## [The exercise]
Copy exactly the lines from the beginning of the data down to and including the line holding "0.04, 0.02, 0.015, 0.025, 0.02, 0.015]", without any pictures.

## [Raw data]
..........

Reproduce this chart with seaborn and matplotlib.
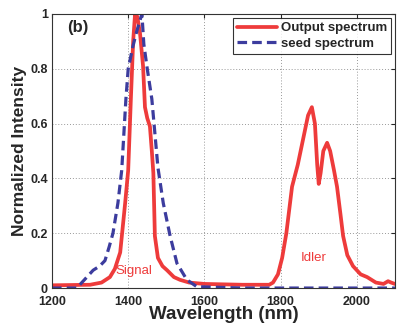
import numpy as np
import pandas as pd
import matplotlib
matplotlib.use('Agg')
from matplotlib import pyplot as plt
import seaborn as sns

# output spectrum (red, solid)
out_wl = [1200, 1300, 1330, 1352, 1365, 1379, 1392, 1400, 1407, 1413, 1418, 1424, 1431,
          1439, 1444, 1450, 1457, 1462, 1466, 1470, 1478, 1490, 1502, 1520, 1536, 1560,
          1600, 1700, 1770, 1780, 1793, 1804, 1815, 1830, 1845, 1860, 1872, 1882, 1890,
          1896, 1900, 1905, 1912, 1922, 1930, 1940, 1948, 1957, 1964, 1975, 1990, 2010,
          2027, 2050, 2070, 2082, 2090, 2100]
out_int = [0.01, 0.012, 0.02, 0.04, 0.07, 0.13, 0.31, 0.43, 0.69, 0.9, 1.0, 0.99, 0.93,
           0.81, 0.66, 0.62, 0.59, 0.5, 0.42, 0.19, 0.11, 0.08, 0.065, 0.04, 0.03, 0.02,
           0.015, 0.012, 0.012, 0.02, 0.05, 0.11, 0.2, 0.37, 0.45, 0.55, 0.63, 0.66, 0.6,
           0.45, 0.38, 0.42, 0.5, 0.53, 0.5, 0.43, 0.37, 0.27, 0.19, 0.12, 0.08, 0.05,
           0.04, 0.02, 0.015, 0.025, 0.02, 0.015]

# seed spectrum (blue, dashed)
seed_wl = [1200, 1265, 1285, 1308, 1325, 1339, 1350, 1360, 1373, 1383, 1394, 1400, 1412,
           1423, 1436, 1441, 1450, 1462, 1478, 1492, 1510, 1528, 1554, 1580, 1700, 2100]
seed_int = [0.0, 0.0, 0.03, 0.065, 0.08, 0.1, 0.15, 0.2, 0.31, 0.43, 0.69, 0.8, 0.88,
            0.94, 1.0, 0.89, 0.8, 0.69, 0.44, 0.31, 0.19, 0.09, 0.03, 0.005, 0.0, 0.0]

xticks = [1200, 1400, 1600, 1800, 2000]
yticks = [0, 0.2, 0.4, 0.6, 0.8, 1]

sns.set_style('white')
plt.rcParams['font.family'] = ['Liberation Sans', 'DejaVu Sans']

RED = '#ee3b3b'
BLUE = '#3c3c9e'

fig, ax = plt.subplots(figsize=(4.03, 3.33), dpi=100)
fig.subplots_adjust(left=0.129, right=0.980, top=0.958, bottom=0.135)

out_df = pd.DataFrame({'wl': out_wl, 'I': out_int})
seed_df = pd.DataFrame({'wl': seed_wl, 'I': seed_int})

sns.lineplot(data=out_df, x='wl', y='I', ax=ax, color=RED, lw=2.7,
             label='Output spectrum')
sns.lineplot(data=seed_df, x='wl', y='I', ax=ax, color=BLUE, lw=2.3,
             linestyle=(0, (3, 1.6)), label='seed spectrum')

ax.set_xlim(1200, 2100)
ax.set_ylim(0, 1)
ax.set_xticks(xticks)
ax.set_yticks(yticks)
ax.set_yticklabels(['0', '0.2', '0.4', '0.6', '0.8', '1'])
ax.tick_params(direction='in', top=True, right=True, length=3, labelsize=9)
ax.tick_params(axis='x', pad=5.5)
ax.tick_params(axis='y', pad=3)
for tl in ax.get_xticklabels() + ax.get_yticklabels():
    tl.set_fontweight('bold')
ax.grid(True, color='#999999', linestyle=(0, (1, 2)), lw=0.7)
for s in ax.spines.values():
    s.set_color('#333333')
    s.set_linewidth(0.8)

ax.set_xlabel('Wavelength (nm)', fontsize=13.5, fontweight='bold', labelpad=-1)
ax.set_ylabel('Normalized Intensity', fontsize=12.5, fontweight='bold', labelpad=2)

ax.text(1240, 0.935, '(b)', fontsize=12, fontweight='bold')
ax.text(1366, 0.05, 'Signal', fontsize=9.5, color=RED)
ax.text(1853, 0.1, 'Idler', fontsize=9.5, color=RED)

leg = ax.legend(loc='upper right', frameon=True, fancybox=False, fontsize=9.5,
                borderpad=0.3, handlelength=3.0, labelspacing=0.25, handletextpad=0.3,
                borderaxespad=0.3)
leg.get_frame().set_edgecolor('black')
leg.get_frame().set_linewidth(0.8)
for t in leg.get_texts():
    t.set_fontweight('bold')

plt.savefig('out.png', dpi=100)
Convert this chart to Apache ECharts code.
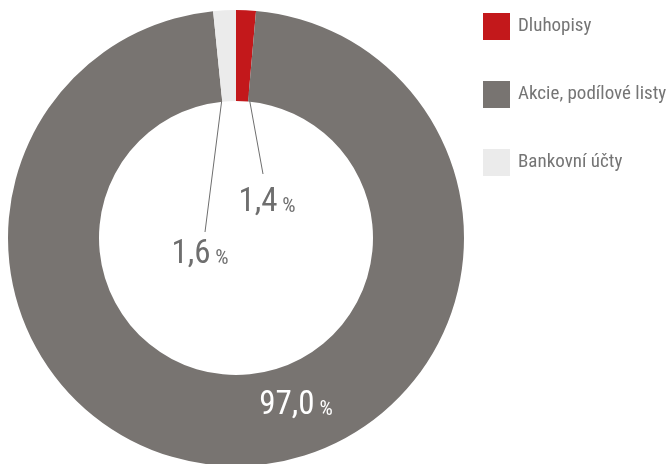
<!DOCTYPE html>
<html><head><meta charset="utf-8">
<script src="https://cdn.jsdelivr.net/npm/echarts@6/dist/echarts.min.js"></script>
<style>html,body{margin:0;padding:0;background:#fff}#c{width:666px;height:464px}</style>
</head><body><div id="c"></div>
<script>
const categories = ['Dluhopisy', 'Akcie, podílové listy', 'Bankovní účty'];
const values = [1.4, 97.0, 1.6];
const valueLabels = ['1,4', '97,0', '1,6'];
const colors = ['#c3181b', '#787471', '#ebebeb'];
const FONT = '"Liberation Sans Narrow", "Roboto Condensed", "DejaVu Sans Condensed", sans-serif';

const chart = echarts.init(document.getElementById('c'));
// label placements (layout only)
const labelPos = [
  {x: 267, y: 203, line: [[243, 64], [263, 174]]},
  {x: 296, y: 406, line: null},
  {x: 200, y: 255, line: [[227, 59], [205, 232]]}
];
chart.setOption({
  animation: false,
  legend: {
    orient: 'vertical', left: 478, top: 8,
    icon: 'rect', itemWidth: 27, itemHeight: 27, itemGap: 41,
    textStyle: {fontFamily: FONT, fontSize: 19, color: '#757575', padding: [0, 0, 0, 3]},
    data: categories
  },
  series: [{
    type: 'pie',
    center: [236, 238],
    radius: [137, 228],
    startAngle: 90,
    clockwise: true,
    avoidLabelOverlap: false,
    data: categories.map((n, i) => ({
      name: n, value: values[i],
      itemStyle: {color: colors[i]},
      label: {
        show: true,
        formatter: '{a|' + valueLabels[i] + '}{b| %}',
        rich: {
          a: {fontFamily: FONT, fontSize: 33, color: i === 1 ? '#ffffff' : '#6e6e6e'},
          b: {fontFamily: FONT, fontSize: 21, color: i === 1 ? '#ffffff' : '#6e6e6e', padding: [7, 0, 0, 0]}
        }
      },
      labelLine: {show: i !== 1, length: 10, length2: 10, lineStyle: {color: '#6e6e6e', width: 1}}
    })),
    label: {position: 'outside'},
    labelLayout: function (p) {
      const lp = labelPos[p.dataIndex];
      const r = {x: lp.x, y: lp.y, align: 'center', verticalAlign: 'middle'};
      if (lp.line) r.labelLinePoints = [lp.line[0], lp.line[1], lp.line[1]];
      return r;
    }
  }]
});
</script></body></html>
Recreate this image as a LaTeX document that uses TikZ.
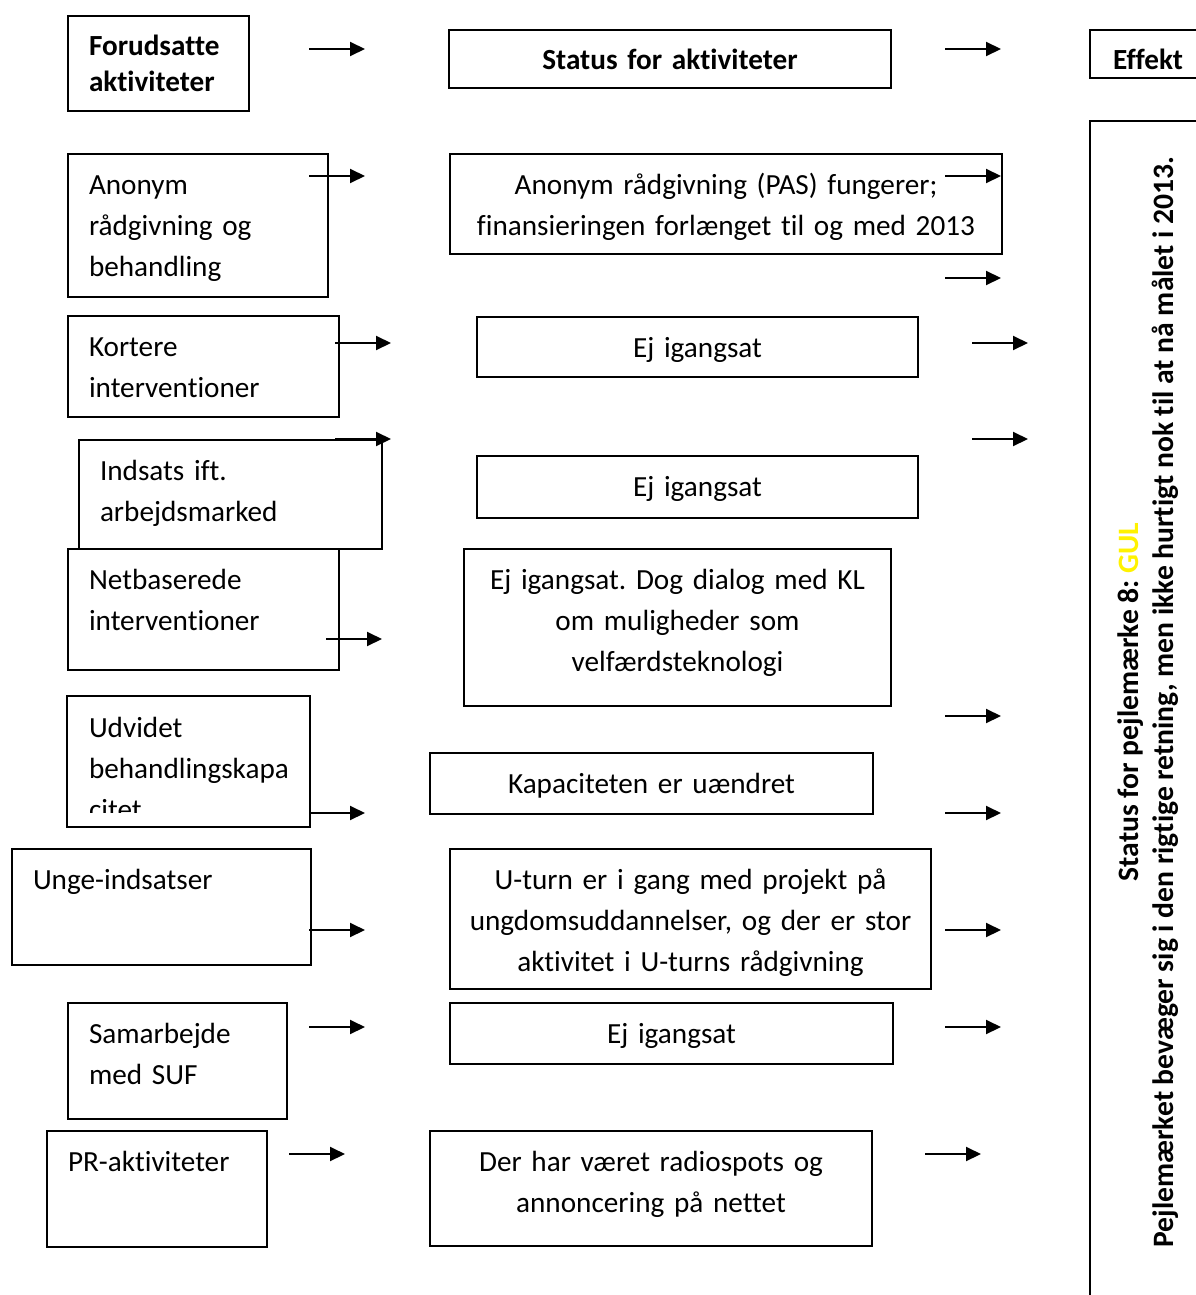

..........

## [Output]
Reproduce this chart with seaborn and matplotlib.
import numpy as np
import pandas as pd
import matplotlib
matplotlib.use('Agg')
from matplotlib import pyplot as plt
import seaborn as sns

# output spectrum (red, solid)
out_wl = [1200, 1300, 1330, 1352, 1365, 1379, 1392, 1400, 1407, 1413, 1418, 1424, 1431,
          1439, 1444, 1450, 1457, 1462, 1466, 1470, 1478, 1490, 1502, 1520, 1536, 1560,
          1600, 1700, 1770, 1780, 1793, 1804, 1815, 1830, 1845, 1860, 1872, 1882, 1890,
          1896, 1900, 1905, 1912, 1922, 1930, 1940, 1948, 1957, 1964, 1975, 1990, 2010,
          2027, 2050, 2070, 2082, 2090, 2100]
out_int = [0.01, 0.012, 0.02, 0.04, 0.07, 0.13, 0.31, 0.43, 0.69, 0.9, 1.0, 0.99, 0.93,
           0.81, 0.66, 0.62, 0.59, 0.5, 0.42, 0.19, 0.11, 0.08, 0.065, 0.04, 0.03, 0.02,
           0.015, 0.012, 0.012, 0.02, 0.05, 0.11, 0.2, 0.37, 0.45, 0.55, 0.63, 0.66, 0.6,
           0.45, 0.38, 0.42, 0.5, 0.53, 0.5, 0.43, 0.37, 0.27, 0.19, 0.12, 0.08, 0.05,
           0.04, 0.02, 0.015, 0.025, 0.02, 0.015]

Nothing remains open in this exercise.